Mobile towers stay out of tax net

GO restrained local bodies from collecting property tax

March 31, 2014 12:54 pm | Updated May 19, 2016 12:42 pm IST - Thiruvananthapuram:

Lax norms for granting permits for mobile towers and ongoing court cases have been providing the operating companies with almost a free ride for the past three years.

Since January 2011, no new tax assessment has been carried out for mobile towers following a Government Order (GO) restraining local bodies from collecting property tax for towers. With the increase in the number of towers in recent years, this has meant revenue loss for the city Corporation, and also raises questions about the unregulated proliferation of such towers across the cityscape.

In a writ petition filed in the High Court against the Kochi Corporation and other local bodies, Indus Towers Ltd., a telecom tower company, said it received tax notices from various local bodies and all of these had different rates quoted.

New GO

The rates were not uniform as calculation of property tax was based on annual rental values fixed by the respective local bodies. A new GO issued earlier this month, following an HC directive on the case, stipulates that taxes for towers be collected based on plinth area. In the past three years, the local body could collect only the one-time permit fee for new towers.

“Even before 2011, the Corporation was not making much money out of this. For towers fixed on land or even on top of buildings, the owners get between Rs.25,000 to Rs.1.5 lakh a month. But the taxes are not proportional to these amounts. The Corporation can do nothing about this. The policy itself needs to be changed,” says a Corporation official.

Safety issues

The local body did not have much of a role in ensuring the stability of the structure or building on which the mobile tower is erected.
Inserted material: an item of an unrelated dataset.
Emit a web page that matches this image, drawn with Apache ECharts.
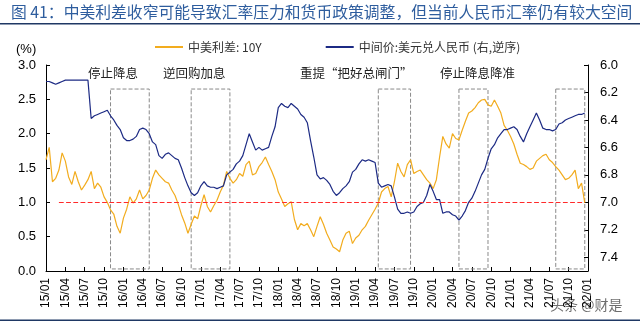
<!DOCTYPE html>
<html><head><meta charset="utf-8">
<script src="https://cdn.jsdelivr.net/npm/echarts@6/dist/echarts.min.js"></script>
<style>html,body{margin:0;padding:0;background:#fff}#c{width:640px;height:323px}</style>
</head><body><div id="c"></div>
<script>
// Half-month samples from 2015/01 (first half) to 2021/12 (second half)
var spread10Y = [
1.62,1.80,1.30,1.35,1.47,1.72,1.60,1.37,1.26,1.45,1.30,1.18,1.25,1.33,1.45,1.20,1.28,1.22,1.08,1.00,
0.89,0.83,0.65,0.55,0.77,0.90,1.08,0.99,1.05,1.18,1.05,1.10,1.18,1.35,1.47,1.40,1.35,1.30,1.28,1.18,
1.10,0.97,0.82,0.70,0.55,0.68,0.80,0.76,0.95,1.11,0.94,0.86,0.95,1.03,1.15,1.25,1.45,1.35,1.28,1.33,
1.42,1.38,1.55,1.60,1.40,1.42,1.52,1.58,1.66,1.55,1.45,1.33,1.15,1.05,0.94,0.98,1.01,0.75,0.60,0.69,
0.66,0.69,0.60,0.50,0.65,0.79,0.68,0.55,0.45,0.35,0.32,0.28,0.45,0.55,0.58,0.40,0.48,0.52,0.60,0.65,
0.74,0.82,0.90,0.99,1.15,1.20,1.23,1.08,1.30,1.57,1.45,1.37,1.55,1.62,1.42,1.45,1.47,1.40,1.33,1.28,
1.20,1.33,1.66,1.96,1.85,1.79,2.00,1.93,1.91,2.05,2.18,2.30,2.33,2.38,2.45,2.49,2.50,2.42,2.40,2.49,
2.40,2.30,2.12,2.05,1.96,1.85,1.70,1.57,1.55,1.52,1.48,1.50,1.60,1.64,1.68,1.70,1.62,1.58,1.52,1.47,
1.40,1.33,1.35,1.40,1.47,1.20,1.28,0.99];
var usdcnyMid = [
6.12,6.12,6.13,6.14,6.13,6.12,6.11,6.11,6.11,6.11,6.11,6.11,6.11,6.11,6.39,6.37,6.36,6.35,6.34,6.33,
6.37,6.40,6.44,6.47,6.53,6.55,6.55,6.54,6.52,6.47,6.46,6.47,6.50,6.56,6.58,6.66,6.68,6.65,6.64,6.66,
6.68,6.69,6.75,6.82,6.88,6.93,6.95,6.93,6.88,6.85,6.88,6.89,6.89,6.90,6.89,6.88,6.80,6.78,6.76,6.72,
6.70,6.66,6.58,6.50,6.56,6.62,6.60,6.62,6.61,6.60,6.52,6.45,6.31,6.28,6.30,6.31,6.28,6.30,6.32,6.36,
6.38,6.42,6.55,6.67,6.80,6.83,6.82,6.84,6.87,6.92,6.95,6.93,6.90,6.88,6.85,6.78,6.76,6.72,6.69,6.70,
6.69,6.70,6.71,6.86,6.89,6.88,6.87,6.88,6.96,7.05,7.08,7.08,7.07,7.08,7.07,7.03,7.01,7.00,6.95,6.87,
6.92,6.98,6.98,7.08,7.07,7.07,7.09,7.10,7.13,7.10,7.06,7.00,6.97,6.92,6.86,6.80,6.76,6.68,6.61,6.58,
6.53,6.50,6.47,6.47,6.46,6.45,6.47,6.52,6.56,6.50,6.45,6.40,6.35,6.40,6.46,6.47,6.47,6.48,6.47,6.43,
6.42,6.40,6.39,6.38,6.37,6.36,6.36,6.35];
var xTickLabels = ['15/01','15/04','15/07','15/10','16/01','16/04','16/07','16/10','17/01','17/04',
'17/07','17/10','18/01','18/04','18/07','18/10','19/01','19/04','19/07','19/10','20/01','20/04',
'20/07','20/10','21/01','21/04','21/07','21/10','22/01'];
var leftTicks = [0.0,0.5,1.0,1.5,2.0,2.5,3.0];
var rightTicks = [6.0,6.2,6.4,6.6,6.8,7.0,7.2,7.4];
// policy windows: [start index, end index] in half-month steps
var policyBoxes = [[20,32],[45,57],[103,113],[128,137],[158,167]];
var policyNotes = ['停止降息','逆回购加息','重提“把好总闸门”','停止降息降准'];

var categories = [];
for (var y = 15; y <= 21; y++) {
  for (var m = 1; m <= 12; m++) {
    var mm = (m < 10 ? '0' : '') + m;
    categories.push(y + '/' + mm);
    categories.push(y + '/' + mm + ' ');
  }
}
categories.push('22/01');

var isTick = function (idx) { return xTickLabels.indexOf(categories[idx]) >= 0; };

var chart = echarts.init(document.getElementById('c'), null, {renderer: 'canvas'});
var FONT = 'Liberation Sans, Arial, sans-serif';
var CJK = '"Noto Sans CJK SC", sans-serif';

chart.setOption({
  animation: false,
  backgroundColor: '#fff',
  grid: {left: 46, right: 52, top: 65, bottom: 52, containLabel: false},
  legend: {
    top: 36, left: 150, itemGap: 64, itemWidth: 28, itemHeight: 2, icon: 'rect',
    textStyle: {fontFamily: CJK, fontSize: 12, color: '#333'},
    data: ['中美利差: 10Y', '中间价:美元兑人民币 (右,逆序)']
  },
  xAxis: {
    type: 'category', data: categories, boundaryGap: false,
    axisLine: {lineStyle: {color: '#000', width: 1}},
    axisTick: {inside: true, length: 4, interval: function (i) { return isTick(i); }, lineStyle: {color: '#000'}},
    axisLabel: {
      interval: function (i) { return isTick(i); }, rotate: 90, margin: 7,
      fontFamily: FONT, fontSize: 12, color: '#000',
      formatter: function (v) { return v.trim(); }
    },
    splitLine: {show: false}
  },
  yAxis: [{
    type: 'value', min: leftTicks[0], max: leftTicks[leftTicks.length - 1], interval: 0.5,
    axisLine: {show: true, lineStyle: {color: '#000'}},
    axisTick: {show: true, inside: true, length: 4, lineStyle: {color: '#000'}},
    axisLabel: {fontFamily: FONT, fontSize: 13, color: '#000', margin: 10,
      formatter: function (v) { return v.toFixed(1); }},
    splitLine: {show: false}
  }, {
    type: 'value', min: rightTicks[0], max: 7.5, interval: 0.2, inverse: true, position: 'right',
    axisLine: {show: true, lineStyle: {color: '#000'}},
    axisTick: {show: true, inside: true, length: 4, lineStyle: {color: '#000'}},
    axisLabel: {fontFamily: FONT, fontSize: 13, color: '#000', margin: 12, showMaxLabel: false,
      formatter: function (v) { return rightTicks.indexOf(Math.round(v * 10) / 10) >= 0 ? v.toFixed(1) : ''; }},
    splitLine: {show: false}
  }],
  series: [{
    name: '中美利差: 10Y', type: 'line', data: spread10Y, yAxisIndex: 0,
    showSymbol: false, symbol: 'none', lineStyle: {color: '#F2AC1E', width: 1.2}, itemStyle: {color: '#F2AC1E'},
    markLine: {
      silent: true, symbol: 'none', label: {show: false},
      lineStyle: {color: '#FF2A2A', type: 'dashed', width: 1.2},
      data: [[{coord: [categories[4], 1.0]}, {coord: [categories[167], 1.0]}]]
    },
    markArea: {
      silent: true,
      itemStyle: {color: 'rgba(0,0,0,0)', borderColor: '#8a8a8a', borderWidth: 1, borderType: 'dashed'},
      data: policyBoxes.map(function (b) {
        return [{xAxis: categories[b[0]], yAxis: 2.65}, {xAxis: categories[b[1]], yAxis: 0.03}];
      })
    }
  }, {
    name: '中间价:美元兑人民币 (右,逆序)', type: 'line', data: usdcnyMid, yAxisIndex: 1,
    showSymbol: false, symbol: 'none', lineStyle: {color: '#1C2A84', width: 1.2}, itemStyle: {color: '#1C2A84'}
  }],
  graphic: [
    {type: 'text', left: 11, top: 4, style: {text: '图 41：中美利差收窄可能导致汇率压力和货币政策调整，但当前人民币汇率仍有较大空间',
      font: '15.8px "Noto Sans CJK SC", sans-serif', fill: '#2E5D9E'}},
    {type: 'rect', shape: {x: 0, y: 23, width: 640, height: 1.5}, style: {fill: '#1F3864'}},
    {type: 'rect', shape: {x: 0, y: 319.5, width: 640, height: 1.5}, style: {fill: '#1F3864'}},
    {type: 'text', left: 16, top: 43, style: {text: '(%)', font: '13px Liberation Sans, Arial, sans-serif', fill: '#000'}},
    {type: 'text', left: 88, top: 67, style: {text: policyNotes[0], font: '12.5px "Noto Sans CJK SC", sans-serif', fill: '#222'}},
    {type: 'text', left: 163, top: 67, style: {text: policyNotes[1], font: '12.5px "Noto Sans CJK SC", sans-serif', fill: '#222'}},
    {type: 'text', left: 300, top: 67, style: {text: policyNotes[2], font: '12.5px "Noto Sans CJK SC", sans-serif', fill: '#222'}},
    {type: 'text', left: 440, top: 67, style: {text: policyNotes[3], font: '12.5px "Noto Sans CJK SC", sans-serif', fill: '#222'}},
    {type: 'text', left: 550, top: 298, style: {text: '头条 @财是', font: '14px "Noto Sans CJK SC", sans-serif', fill: 'rgba(60,60,60,0.75)'}}
  ]
});
</script></body></html>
The company just had to produce a structural stability certificate from an M.Tech. degree holder. This could prove dangerous as many old buildings in the city provide bases for mobile towers. But these are expected to change with the constituting of the new district-level telecom monitoring committees for such towers.

The revenue department of the local body said the city had 86 towers when records were last updated in 2012. But audit officials say there could be more towers. “We are yet to get the details of the number of towers, though we asked for it for the last audit,” says an audit official.

A curious inclusion in the local fund audit report of the Corporation for 2011-12 was a short note on ‘mobile towers’. Seventeen mobile towers were regularised by the Fort zonal office that financial year.

This regularisation is illegal as any telecommunication pole should have the permission of the Corporation Secretary as per clause 130 of the Kerala Municipality Building rules.

Such regularisation could mean that many mobile towers would still be out of the radars of the Corporation.